Start

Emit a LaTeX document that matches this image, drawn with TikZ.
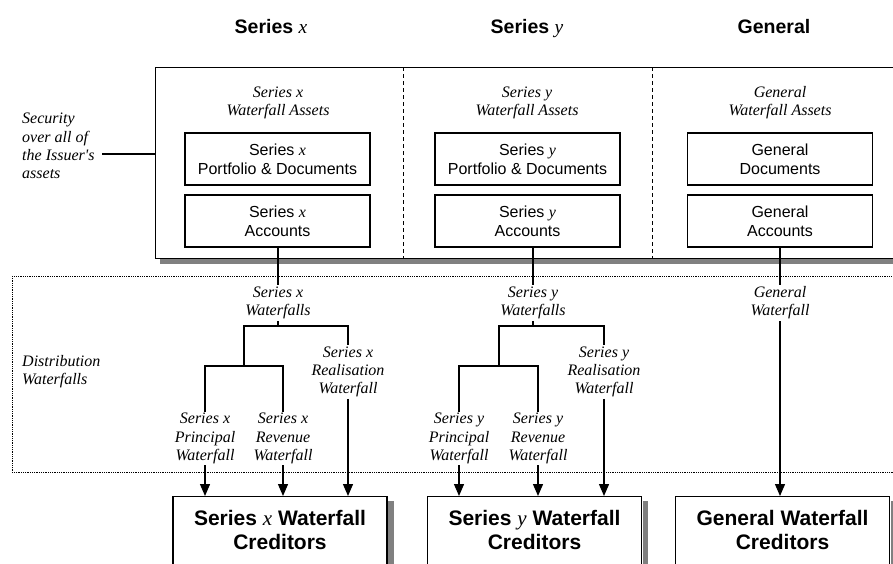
\documentclass[tikz,border=0pt]{standalone}
\usepackage{fontspec}
\setmainfont{Liberation Serif}
\setsansfont{Liberation Sans}
\setmonofont{Liberation Serif}
\usetikzlibrary{arrows.meta,calc}
\newcommand{\serx}{{\rmfamily\mdseries\itshape x}}
\newcommand{\sery}{{\rmfamily\mdseries\itshape y}}
\newcommand{\straightq}{{\ttfamily\itshape\char39}}
\definecolor{shadowgray}{gray}{0.5}
\begin{document}
\begin{tikzpicture}[x=1pt,y=-1pt,
  hdr/.style={font=\fontsize{19.5}{22}\selectfont\sffamily\bfseries, inner sep=0pt},
  lab/.style={font=\fontsize{16}{18.2}\selectfont\rmfamily\itshape, align=center, inner sep=1.5pt},
  sidelab/.style={font=\fontsize{16}{18.3}\selectfont\rmfamily\itshape, align=left, inner sep=0pt, anchor=north west},
  inbox/.style={draw, line width=1.1pt, fill=white, minimum width=185pt, minimum height=52pt, inner sep=0pt, align=center, font=\fontsize{16}{19}\selectfont\sffamily},
  credbox/.style={draw, line width=1.2pt, fill=white, minimum width=214pt, minimum height=110pt, inner sep=0pt, anchor=north},
  credtext/.style={font=\fontsize{21}{24}\selectfont\sffamily\bfseries, align=center, inner sep=0pt},
  conn/.style={line width=1.3pt},
  arr/.style={line width=1.3pt, -{Triangle[width=10pt,length=12pt]}},
  divider/.style={line width=0.9pt, dash pattern=on 4pt off 3pt},
  dotbox/.style={line width=0.8pt, dash pattern=on 0.9pt off 0.9pt}
]
\useasboundingbox (0,0) rectangle (893,563);
\clip (0,0) rectangle (893,563);

% headers
\node[hdr, anchor=base] (hx) at (271,33.5) {Series \serx};
\node[hdr, anchor=base] (hy) at (527,33.5) {Series \sery};
\node[hdr, anchor=base] (hg) at (774,33.5) {General};

% big asset box with shadow
\fill[shadowgray] (160,72) rectangle (920,263.5);
\node[draw, fill=white, line width=1.2pt, minimum width=760pt, minimum height=191pt, inner sep=0pt, anchor=north west] (big) at (155,67) {};
\draw[divider] (403,67) -- (403,258);
\draw[divider] (652,67) -- (652,258);

% distribution area
\draw[dotbox] (12,276) rectangle (920,472);

% side labels
\node[sidelab] (sec) at (22,113) {Security\\over all of\\the Issuer\straightq s\\assets};
\coordinate (secA) at (102,154);
\draw[conn] (secA) -- (secA -| big.west);
\node[sidelab] (dist) at (22,355) {Distribution\\Waterfalls};

% asset group labels
\node[lab] (ax) at (278,103) {Series x\\Waterfall Assets};
\node[lab] (ay) at (527,103) {Series y\\Waterfall Assets};
\node[lab] (ag) at (780,103) {General\\Waterfall Assets};

% inner boxes
\node[inbox] (pdx) at (277.5,159) {Series \serx\\Portfolio \& Documents};
\node[inbox] (acx) at (277.5,221) {Series \serx\\Accounts};
\node[inbox] (pdy) at (527.5,159) {Series \sery\\Portfolio \& Documents};
\node[inbox] (acy) at (527.5,221) {Series \sery\\Accounts};
\node[inbox] (gdoc) at (780,159) {General\\Documents};
\node[inbox] (gacc) at (780,221) {General\\Accounts};

% creditor boxes
\node[credbox] (cx) at (280,496) {};
\node[credbox] (cy) at (534.5,496) {};
\node[credbox] (cg) at (782.5,496) {};
\fill[shadowgray] ($(cx.north east)+(0.6,5)$) rectangle ($(cx.south east)+(6,0)$);
\fill[shadowgray] ($(cy.north east)+(0.6,5)$) rectangle ($(cy.south east)+(6,0)$);
\fill[shadowgray] ($(cg.north east)+(0.6,5)$) rectangle ($(cg.south east)+(6,0)$);
\node[credtext] (tcx) at ($(cx.north)+(0,34)$) {Series \serx{} Waterfall\\Creditors};
\node[credtext] (tcy) at ($(cy.north)+(0,34)$) {Series \sery{} Waterfall\\Creditors};
\node[credtext] (tcg) at ($(cg.north)+(0,34)$) {General Waterfall\\Creditors};

% ---- Series x waterfalls
\node[lab] (wfx) at (278,303) {Series x\\Waterfalls};
\node[lab] (rlx) at (348,372) {Series x\\Realisation\\Waterfall};
\node[lab] (prx) at (205,438.5) {Series x\\Principal\\Waterfall};
\node[lab] (rvx) at (283,438.5) {Series x\\Revenue\\Waterfall};
\coordinate (jx) at (278,326);
\coordinate (kx) at (244,366);
\draw[conn] (acx.south -| wfx) -- (wfx.north);
\draw[conn] (wfx.south) -- (jx);
\draw[conn] (rlx.north) |- (jx -| kx) -- (kx);
\draw[conn] (prx.north) |- (kx) -| (rvx.north);
\draw[arr] (prx.south) -- (prx.south |- cx.north);
\draw[arr] (rvx.south) -- (rvx.south |- cx.north);
\draw[arr] (rlx.south) -- (rlx.south |- cx.north);

% ---- Series y waterfalls
\node[lab] (wfy) at (533,303) {Series y\\Waterfalls};
\node[lab] (rly) at (604,372) {Series y\\Realisation\\Waterfall};
\node[lab] (pry) at (459,438.5) {Series y\\Principal\\Waterfall};
\node[lab] (rvy) at (538,438.5) {Series y\\Revenue\\Waterfall};
\coordinate (jy) at (533,326);
\coordinate (ky) at (499,366);
\draw[conn] (acy.south -| wfy) -- (wfy.north);
\draw[conn] (wfy.south) -- (jy);
\draw[conn] (rly.north) |- (jy -| ky) -- (ky);
\draw[conn] (pry.north) |- (ky) -| (rvy.north);
\draw[arr] (pry.south) -- (pry.south |- cy.north);
\draw[arr] (rvy.south) -- (rvy.south |- cy.north);
\draw[arr] (rly.south) -- (rly.south |- cy.north);

% ---- General waterfall
\node[lab] (gwf) at (780,303) {General\\Waterfall};
\draw[conn] (gacc.south) -- (gwf.north);
\draw[arr] (gwf.south) -- (gwf.south |- cg.north);
\end{tikzpicture}
\end{document}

End

• [WRITTEN TASK] Leave the images out, please, and restate each line word for word.

• [COMPLETED TASK]
Emit a LaTeX document that matches this image, drawn with TikZ.
\documentclass[tikz,border=0pt]{standalone}
\usepackage{fontspec}
\setmainfont{Liberation Serif}
\setsansfont{Liberation Sans}
\setmonofont{Liberation Serif}
\usetikzlibrary{arrows.meta,calc}
\newcommand{\serx}{{\rmfamily\mdseries\itshape x}}
\newcommand{\sery}{{\rmfamily\mdseries\itshape y}}
\newcommand{\straightq}{{\ttfamily\itshape\char39}}
\definecolor{shadowgray}{gray}{0.5}
\begin{document}
\begin{tikzpicture}[x=1pt,y=-1pt,
  hdr/.style={font=\fontsize{19.5}{22}\selectfont\sffamily\bfseries, inner sep=0pt},
  lab/.style={font=\fontsize{16}{18.2}\selectfont\rmfamily\itshape, align=center, inner sep=1.5pt},
  sidelab/.style={font=\fontsize{16}{18.3}\selectfont\rmfamily\itshape, align=left, inner sep=0pt, anchor=north west},
  inbox/.style={draw, line width=1.1pt, fill=white, minimum width=185pt, minimum height=52pt, inner sep=0pt, align=center, font=\fontsize{16}{19}\selectfont\sffamily},
  credbox/.style={draw, line width=1.2pt, fill=white, minimum width=214pt, minimum height=110pt, inner sep=0pt, anchor=north},
  credtext/.style={font=\fontsize{21}{24}\selectfont\sffamily\bfseries, align=center, inner sep=0pt},
  conn/.style={line width=1.3pt},
  arr/.style={line width=1.3pt, -{Triangle[width=10pt,length=12pt]}},
  divider/.style={line width=0.9pt, dash pattern=on 4pt off 3pt},
  dotbox/.style={line width=0.8pt, dash pattern=on 0.9pt off 0.9pt}
]
\useasboundingbox (0,0) rectangle (893,563);
\clip (0,0) rectangle (893,563);

% headers
\node[hdr, anchor=base] (hx) at (271,33.5) {Series \serx};
\node[hdr, anchor=base] (hy) at (527,33.5) {Series \sery};
\node[hdr, anchor=base] (hg) at (774,33.5) {General};

% big asset box with shadow
\fill[shadowgray] (160,72) rectangle (920,263.5);
\node[draw, fill=white, line width=1.2pt, minimum width=760pt, minimum height=191pt, inner sep=0pt, anchor=north west] (big) at (155,67) {};
\draw[divider] (403,67) -- (403,258);
\draw[divider] (652,67) -- (652,258);

% distribution area
\draw[dotbox] (12,276) rectangle (920,472);

% side labels
\node[sidelab] (sec) at (22,113) {Security\\over all of\\the Issuer\straightq s\\assets};
\coordinate (secA) at (102,154);
\draw[conn] (secA) -- (secA -| big.west);
\node[sidelab] (dist) at (22,355) {Distribution\\Waterfalls};

% asset group labels
\node[lab] (ax) at (278,103) {Series x\\Waterfall Assets};
\node[lab] (ay) at (527,103) {Series y\\Waterfall Assets};
\node[lab] (ag) at (780,103) {General\\Waterfall Assets};

% inner boxes
\node[inbox] (pdx) at (277.5,159) {Series \serx\\Portfolio \& Documents};
\node[inbox] (acx) at (277.5,221) {Series \serx\\Accounts};
\node[inbox] (pdy) at (527.5,159) {Series \sery\\Portfolio \& Documents};
\node[inbox] (acy) at (527.5,221) {Series \sery\\Accounts};
\node[inbox] (gdoc) at (780,159) {General\\Documents};
\node[inbox] (gacc) at (780,221) {General\\Accounts};

% creditor boxes
\node[credbox] (cx) at (280,496) {};
\node[credbox] (cy) at (534.5,496) {};
\node[credbox] (cg) at (782.5,496) {};
\fill[shadowgray] ($(cx.north east)+(0.6,5)$) rectangle ($(cx.south east)+(6,0)$);
\fill[shadowgray] ($(cy.north east)+(0.6,5)$) rectangle ($(cy.south east)+(6,0)$);
\fill[shadowgray] ($(cg.north east)+(0.6,5)$) rectangle ($(cg.south east)+(6,0)$);
\node[credtext] (tcx) at ($(cx.north)+(0,34)$) {Series \serx{} Waterfall\\Creditors};
\node[credtext] (tcy) at ($(cy.north)+(0,34)$) {Series \sery{} Waterfall\\Creditors};
\node[credtext] (tcg) at ($(cg.north)+(0,34)$) {General Waterfall\\Creditors};

% ---- Series x waterfalls
\node[lab] (wfx) at (278,303) {Series x\\Waterfalls};
\node[lab] (rlx) at (348,372) {Series x\\Realisation\\Waterfall};
\node[lab] (prx) at (205,438.5) {Series x\\Principal\\Waterfall};
\node[lab] (rvx) at (283,438.5) {Series x\\Revenue\\Waterfall};
\coordinate (jx) at (278,326);
\coordinate (kx) at (244,366);
\draw[conn] (acx.south -| wfx) -- (wfx.north);
\draw[conn] (wfx.south) -- (jx);
\draw[conn] (rlx.north) |- (jx -| kx) -- (kx);
\draw[conn] (prx.north) |- (kx) -| (rvx.north);
\draw[arr] (prx.south) -- (prx.south |- cx.north);
\draw[arr] (rvx.south) -- (rvx.south |- cx.north);
\draw[arr] (rlx.south) -- (rlx.south |- cx.north);

% ---- Series y waterfalls
\node[lab] (wfy) at (533,303) {Series y\\Waterfalls};
\node[lab] (rly) at (604,372) {Series y\\Realisation\\Waterfall};
\node[lab] (pry) at (459,438.5) {Series y\\Principal\\Waterfall};
\node[lab] (rvy) at (538,438.5) {Series y\\Revenue\\Waterfall};
\coordinate (jy) at (533,326);
\coordinate (ky) at (499,366);
\draw[conn] (acy.south -| wfy) -- (wfy.north);
\draw[conn] (wfy.south) -- (jy);
\draw[conn] (rly.north) |- (jy -| ky) -- (ky);
\draw[conn] (pry.north) |- (ky) -| (rvy.north);
\draw[arr] (pry.south) -- (pry.south |- cy.north);
\draw[arr] (rvy.south) -- (rvy.south |- cy.north);
\draw[arr] (rly.south) -- (rly.south |- cy.north);

% ---- General waterfall
\node[lab] (gwf) at (780,303) {General\\Waterfall};
\draw[conn] (gacc.south) -- (gwf.north);
\draw[arr] (gwf.south) -- (gwf.south |- cg.north);
\end{tikzpicture}
\end{document}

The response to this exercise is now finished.